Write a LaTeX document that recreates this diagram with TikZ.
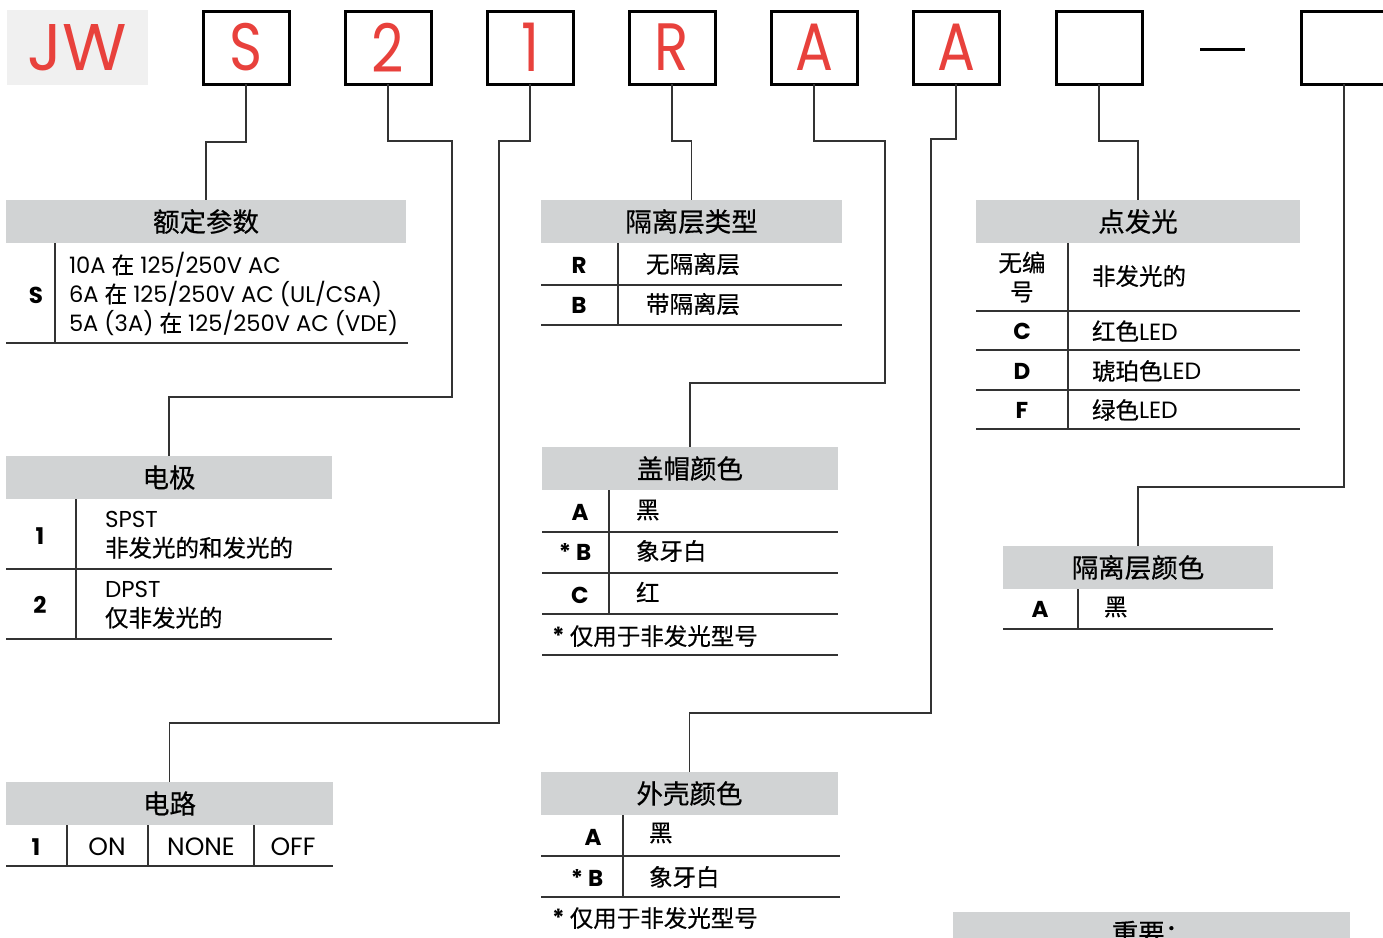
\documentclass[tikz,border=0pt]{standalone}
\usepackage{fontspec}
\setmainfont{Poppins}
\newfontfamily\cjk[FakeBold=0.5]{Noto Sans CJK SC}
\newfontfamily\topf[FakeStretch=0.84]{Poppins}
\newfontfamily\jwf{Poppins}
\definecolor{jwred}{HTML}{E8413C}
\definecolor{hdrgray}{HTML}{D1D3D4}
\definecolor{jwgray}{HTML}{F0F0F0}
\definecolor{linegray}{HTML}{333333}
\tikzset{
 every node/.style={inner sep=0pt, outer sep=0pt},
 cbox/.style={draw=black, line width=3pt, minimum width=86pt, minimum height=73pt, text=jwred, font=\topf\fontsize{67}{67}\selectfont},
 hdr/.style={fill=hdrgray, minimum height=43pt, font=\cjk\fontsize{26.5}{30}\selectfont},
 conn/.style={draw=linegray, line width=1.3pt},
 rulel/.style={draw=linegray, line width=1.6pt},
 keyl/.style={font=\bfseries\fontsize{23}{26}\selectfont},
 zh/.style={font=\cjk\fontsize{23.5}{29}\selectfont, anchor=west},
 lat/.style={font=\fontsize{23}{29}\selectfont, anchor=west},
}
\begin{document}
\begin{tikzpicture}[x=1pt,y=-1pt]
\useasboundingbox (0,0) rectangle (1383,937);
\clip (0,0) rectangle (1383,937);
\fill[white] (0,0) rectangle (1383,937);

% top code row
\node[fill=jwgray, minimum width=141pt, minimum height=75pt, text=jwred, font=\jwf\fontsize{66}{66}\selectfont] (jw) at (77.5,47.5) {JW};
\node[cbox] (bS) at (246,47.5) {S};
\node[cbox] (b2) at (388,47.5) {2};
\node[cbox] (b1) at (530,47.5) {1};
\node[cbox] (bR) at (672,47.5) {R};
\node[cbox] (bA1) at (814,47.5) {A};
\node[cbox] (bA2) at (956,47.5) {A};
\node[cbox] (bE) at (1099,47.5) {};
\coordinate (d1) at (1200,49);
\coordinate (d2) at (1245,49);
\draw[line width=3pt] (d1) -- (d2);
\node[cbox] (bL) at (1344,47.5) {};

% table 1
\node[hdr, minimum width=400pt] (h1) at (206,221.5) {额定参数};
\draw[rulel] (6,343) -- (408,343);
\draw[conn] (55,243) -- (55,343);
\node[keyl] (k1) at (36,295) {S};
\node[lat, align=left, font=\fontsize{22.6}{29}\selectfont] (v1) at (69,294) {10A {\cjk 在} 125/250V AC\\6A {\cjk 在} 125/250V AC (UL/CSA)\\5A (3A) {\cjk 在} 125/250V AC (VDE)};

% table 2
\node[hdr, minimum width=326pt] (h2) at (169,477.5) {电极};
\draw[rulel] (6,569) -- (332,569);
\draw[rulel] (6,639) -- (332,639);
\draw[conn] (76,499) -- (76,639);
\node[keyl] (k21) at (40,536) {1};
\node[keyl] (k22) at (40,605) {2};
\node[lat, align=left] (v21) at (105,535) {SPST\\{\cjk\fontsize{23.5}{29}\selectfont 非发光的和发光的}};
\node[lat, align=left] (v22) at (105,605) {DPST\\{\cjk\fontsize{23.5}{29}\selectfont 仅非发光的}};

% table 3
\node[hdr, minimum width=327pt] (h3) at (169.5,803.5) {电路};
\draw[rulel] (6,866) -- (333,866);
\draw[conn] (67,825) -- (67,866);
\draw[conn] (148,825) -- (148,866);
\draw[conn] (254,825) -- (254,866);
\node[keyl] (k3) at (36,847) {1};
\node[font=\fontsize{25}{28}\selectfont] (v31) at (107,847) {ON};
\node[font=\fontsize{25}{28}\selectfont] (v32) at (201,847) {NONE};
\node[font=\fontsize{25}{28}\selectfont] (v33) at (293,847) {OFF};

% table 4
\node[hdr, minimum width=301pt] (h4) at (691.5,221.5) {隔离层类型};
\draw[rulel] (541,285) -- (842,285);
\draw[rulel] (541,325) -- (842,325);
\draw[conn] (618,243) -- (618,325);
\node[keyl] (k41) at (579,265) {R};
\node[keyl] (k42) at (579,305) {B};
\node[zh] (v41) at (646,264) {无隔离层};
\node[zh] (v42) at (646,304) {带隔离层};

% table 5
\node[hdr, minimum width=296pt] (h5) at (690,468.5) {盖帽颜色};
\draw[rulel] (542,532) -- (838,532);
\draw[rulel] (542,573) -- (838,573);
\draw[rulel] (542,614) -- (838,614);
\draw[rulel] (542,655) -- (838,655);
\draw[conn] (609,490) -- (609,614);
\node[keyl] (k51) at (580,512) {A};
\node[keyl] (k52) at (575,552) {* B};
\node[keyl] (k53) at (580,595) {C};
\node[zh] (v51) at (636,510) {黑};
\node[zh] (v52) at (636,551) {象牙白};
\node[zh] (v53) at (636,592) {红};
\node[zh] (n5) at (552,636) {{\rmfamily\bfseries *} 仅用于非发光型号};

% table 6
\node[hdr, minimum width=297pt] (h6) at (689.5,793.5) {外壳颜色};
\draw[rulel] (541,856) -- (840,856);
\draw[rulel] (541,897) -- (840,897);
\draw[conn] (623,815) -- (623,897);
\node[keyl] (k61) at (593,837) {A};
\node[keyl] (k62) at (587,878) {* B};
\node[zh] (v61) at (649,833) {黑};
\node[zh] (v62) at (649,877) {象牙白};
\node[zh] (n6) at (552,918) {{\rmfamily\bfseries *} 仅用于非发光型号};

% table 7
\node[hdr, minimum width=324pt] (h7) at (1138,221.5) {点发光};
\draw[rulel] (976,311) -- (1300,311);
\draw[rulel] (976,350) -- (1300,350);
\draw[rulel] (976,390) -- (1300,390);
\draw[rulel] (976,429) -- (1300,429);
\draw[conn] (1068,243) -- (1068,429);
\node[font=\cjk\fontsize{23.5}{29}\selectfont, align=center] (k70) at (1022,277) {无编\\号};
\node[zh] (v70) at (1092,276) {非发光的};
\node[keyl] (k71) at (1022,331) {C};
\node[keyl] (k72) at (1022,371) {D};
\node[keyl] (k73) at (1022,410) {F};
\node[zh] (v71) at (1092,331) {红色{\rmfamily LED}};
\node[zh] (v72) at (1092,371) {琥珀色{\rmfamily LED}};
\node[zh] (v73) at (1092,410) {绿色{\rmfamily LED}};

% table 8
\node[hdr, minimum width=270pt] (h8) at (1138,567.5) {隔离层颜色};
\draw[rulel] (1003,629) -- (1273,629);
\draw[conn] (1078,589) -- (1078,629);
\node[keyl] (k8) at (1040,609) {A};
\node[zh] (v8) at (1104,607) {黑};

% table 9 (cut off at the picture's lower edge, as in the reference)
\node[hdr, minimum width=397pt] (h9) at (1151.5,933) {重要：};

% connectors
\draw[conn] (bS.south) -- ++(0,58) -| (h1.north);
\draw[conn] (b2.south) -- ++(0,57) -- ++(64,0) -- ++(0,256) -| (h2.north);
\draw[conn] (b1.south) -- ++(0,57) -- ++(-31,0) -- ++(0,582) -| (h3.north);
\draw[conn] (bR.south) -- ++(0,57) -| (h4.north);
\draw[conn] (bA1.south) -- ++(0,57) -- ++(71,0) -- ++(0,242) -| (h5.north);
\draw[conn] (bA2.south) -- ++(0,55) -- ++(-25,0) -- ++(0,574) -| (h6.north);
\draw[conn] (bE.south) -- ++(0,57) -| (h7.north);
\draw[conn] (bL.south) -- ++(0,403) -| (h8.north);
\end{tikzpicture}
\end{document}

══════════════════════════════

## TASK REQUIREMENTS
From start to finish, output the listing exactly, but omit its pictures.

## ANSWER TO THIS EXERCISE
Write a LaTeX document that recreates this diagram with TikZ.
\documentclass[tikz,border=0pt]{standalone}
\usepackage{fontspec}
\setmainfont{Poppins}
\newfontfamily\cjk[FakeBold=0.5]{Noto Sans CJK SC}
\newfontfamily\topf[FakeStretch=0.84]{Poppins}
\newfontfamily\jwf{Poppins}
\definecolor{jwred}{HTML}{E8413C}
\definecolor{hdrgray}{HTML}{D1D3D4}
\definecolor{jwgray}{HTML}{F0F0F0}
\definecolor{linegray}{HTML}{333333}
\tikzset{
 every node/.style={inner sep=0pt, outer sep=0pt},
 cbox/.style={draw=black, line width=3pt, minimum width=86pt, minimum height=73pt, text=jwred, font=\topf\fontsize{67}{67}\selectfont},
 hdr/.style={fill=hdrgray, minimum height=43pt, font=\cjk\fontsize{26.5}{30}\selectfont},
 conn/.style={draw=linegray, line width=1.3pt},
 rulel/.style={draw=linegray, line width=1.6pt},
 keyl/.style={font=\bfseries\fontsize{23}{26}\selectfont},
 zh/.style={font=\cjk\fontsize{23.5}{29}\selectfont, anchor=west},
 lat/.style={font=\fontsize{23}{29}\selectfont, anchor=west},
}
\begin{document}
\begin{tikzpicture}[x=1pt,y=-1pt]
\useasboundingbox (0,0) rectangle (1383,937);
\clip (0,0) rectangle (1383,937);
\fill[white] (0,0) rectangle (1383,937);

% top code row
\node[fill=jwgray, minimum width=141pt, minimum height=75pt, text=jwred, font=\jwf\fontsize{66}{66}\selectfont] (jw) at (77.5,47.5) {JW};
\node[cbox] (bS) at (246,47.5) {S};
\node[cbox] (b2) at (388,47.5) {2};
\node[cbox] (b1) at (530,47.5) {1};
\node[cbox] (bR) at (672,47.5) {R};
\node[cbox] (bA1) at (814,47.5) {A};
\node[cbox] (bA2) at (956,47.5) {A};
\node[cbox] (bE) at (1099,47.5) {};
\coordinate (d1) at (1200,49);
\coordinate (d2) at (1245,49);
\draw[line width=3pt] (d1) -- (d2);
\node[cbox] (bL) at (1344,47.5) {};

% table 1
\node[hdr, minimum width=400pt] (h1) at (206,221.5) {额定参数};
\draw[rulel] (6,343) -- (408,343);
\draw[conn] (55,243) -- (55,343);
\node[keyl] (k1) at (36,295) {S};
\node[lat, align=left, font=\fontsize{22.6}{29}\selectfont] (v1) at (69,294) {10A {\cjk 在} 125/250V AC\\6A {\cjk 在} 125/250V AC (UL/CSA)\\5A (3A) {\cjk 在} 125/250V AC (VDE)};

% table 2
\node[hdr, minimum width=326pt] (h2) at (169,477.5) {电极};
\draw[rulel] (6,569) -- (332,569);
\draw[rulel] (6,639) -- (332,639);
\draw[conn] (76,499) -- (76,639);
\node[keyl] (k21) at (40,536) {1};
\node[keyl] (k22) at (40,605) {2};
\node[lat, align=left] (v21) at (105,535) {SPST\\{\cjk\fontsize{23.5}{29}\selectfont 非发光的和发光的}};
\node[lat, align=left] (v22) at (105,605) {DPST\\{\cjk\fontsize{23.5}{29}\selectfont 仅非发光的}};

% table 3
\node[hdr, minimum width=327pt] (h3) at (169.5,803.5) {电路};
\draw[rulel] (6,866) -- (333,866);
\draw[conn] (67,825) -- (67,866);
\draw[conn] (148,825) -- (148,866);
\draw[conn] (254,825) -- (254,866);
\node[keyl] (k3) at (36,847) {1};
\node[font=\fontsize{25}{28}\selectfont] (v31) at (107,847) {ON};
\node[font=\fontsize{25}{28}\selectfont] (v32) at (201,847) {NONE};
\node[font=\fontsize{25}{28}\selectfont] (v33) at (293,847) {OFF};

% table 4
\node[hdr, minimum width=301pt] (h4) at (691.5,221.5) {隔离层类型};
\draw[rulel] (541,285) -- (842,285);
\draw[rulel] (541,325) -- (842,325);
\draw[conn] (618,243) -- (618,325);
\node[keyl] (k41) at (579,265) {R};
\node[keyl] (k42) at (579,305) {B};
\node[zh] (v41) at (646,264) {无隔离层};
\node[zh] (v42) at (646,304) {带隔离层};

% table 5
\node[hdr, minimum width=296pt] (h5) at (690,468.5) {盖帽颜色};
\draw[rulel] (542,532) -- (838,532);
\draw[rulel] (542,573) -- (838,573);
\draw[rulel] (542,614) -- (838,614);
\draw[rulel] (542,655) -- (838,655);
\draw[conn] (609,490) -- (609,614);
\node[keyl] (k51) at (580,512) {A};
\node[keyl] (k52) at (575,552) {* B};
\node[keyl] (k53) at (580,595) {C};
\node[zh] (v51) at (636,510) {黑};
\node[zh] (v52) at (636,551) {象牙白};
\node[zh] (v53) at (636,592) {红};
\node[zh] (n5) at (552,636) {{\rmfamily\bfseries *} 仅用于非发光型号};

% table 6
\node[hdr, minimum width=297pt] (h6) at (689.5,793.5) {外壳颜色};
\draw[rulel] (541,856) -- (840,856);
\draw[rulel] (541,897) -- (840,897);
\draw[conn] (623,815) -- (623,897);
\node[keyl] (k61) at (593,837) {A};
\node[keyl] (k62) at (587,878) {* B};
\node[zh] (v61) at (649,833) {黑};
\node[zh] (v62) at (649,877) {象牙白};
\node[zh] (n6) at (552,918) {{\rmfamily\bfseries *} 仅用于非发光型号};

% table 7
\node[hdr, minimum width=324pt] (h7) at (1138,221.5) {点发光};
\draw[rulel] (976,311) -- (1300,311);
\draw[rulel] (976,350) -- (1300,350);
\draw[rulel] (976,390) -- (1300,390);
\draw[rulel] (976,429) -- (1300,429);
\draw[conn] (1068,243) -- (1068,429);
\node[font=\cjk\fontsize{23.5}{29}\selectfont, align=center] (k70) at (1022,277) {无编\\号};
\node[zh] (v70) at (1092,276) {非发光的};
\node[keyl] (k71) at (1022,331) {C};
\node[keyl] (k72) at (1022,371) {D};
\node[keyl] (k73) at (1022,410) {F};
\node[zh] (v71) at (1092,331) {红色{\rmfamily LED}};
\node[zh] (v72) at (1092,371) {琥珀色{\rmfamily LED}};
\node[zh] (v73) at (1092,410) {绿色{\rmfamily LED}};

% table 8
\node[hdr, minimum width=270pt] (h8) at (1138,567.5) {隔离层颜色};
\draw[rulel] (1003,629) -- (1273,629);
\draw[conn] (1078,589) -- (1078,629);
\node[keyl] (k8) at (1040,609) {A};
\node[zh] (v8) at (1104,607) {黑};

% table 9 (cut off at the picture's lower edge, as in the reference)
\node[hdr, minimum width=397pt] (h9) at (1151.5,933) {重要：};

% connectors
\draw[conn] (bS.south) -- ++(0,58) -| (h1.north);
\draw[conn] (b2.south) -- ++(0,57) -- ++(64,0) -- ++(0,256) -| (h2.north);
\draw[conn] (b1.south) -- ++(0,57) -- ++(-31,0) -- ++(0,582) -| (h3.north);
\draw[conn] (bR.south) -- ++(0,57) -| (h4.north);
\draw[conn] (bA1.south) -- ++(0,57) -- ++(71,0) -- ++(0,242) -| (h5.north);
\draw[conn] (bA2.south) -- ++(0,55) -- ++(-25,0) -- ++(0,574) -| (h6.north);
\draw[conn] (bE.south) -- ++(0,57) -| (h7.north);
\draw[conn] (bL.south) -- ++(0,403) -| (h8.north);
\end{tikzpicture}
\end{document}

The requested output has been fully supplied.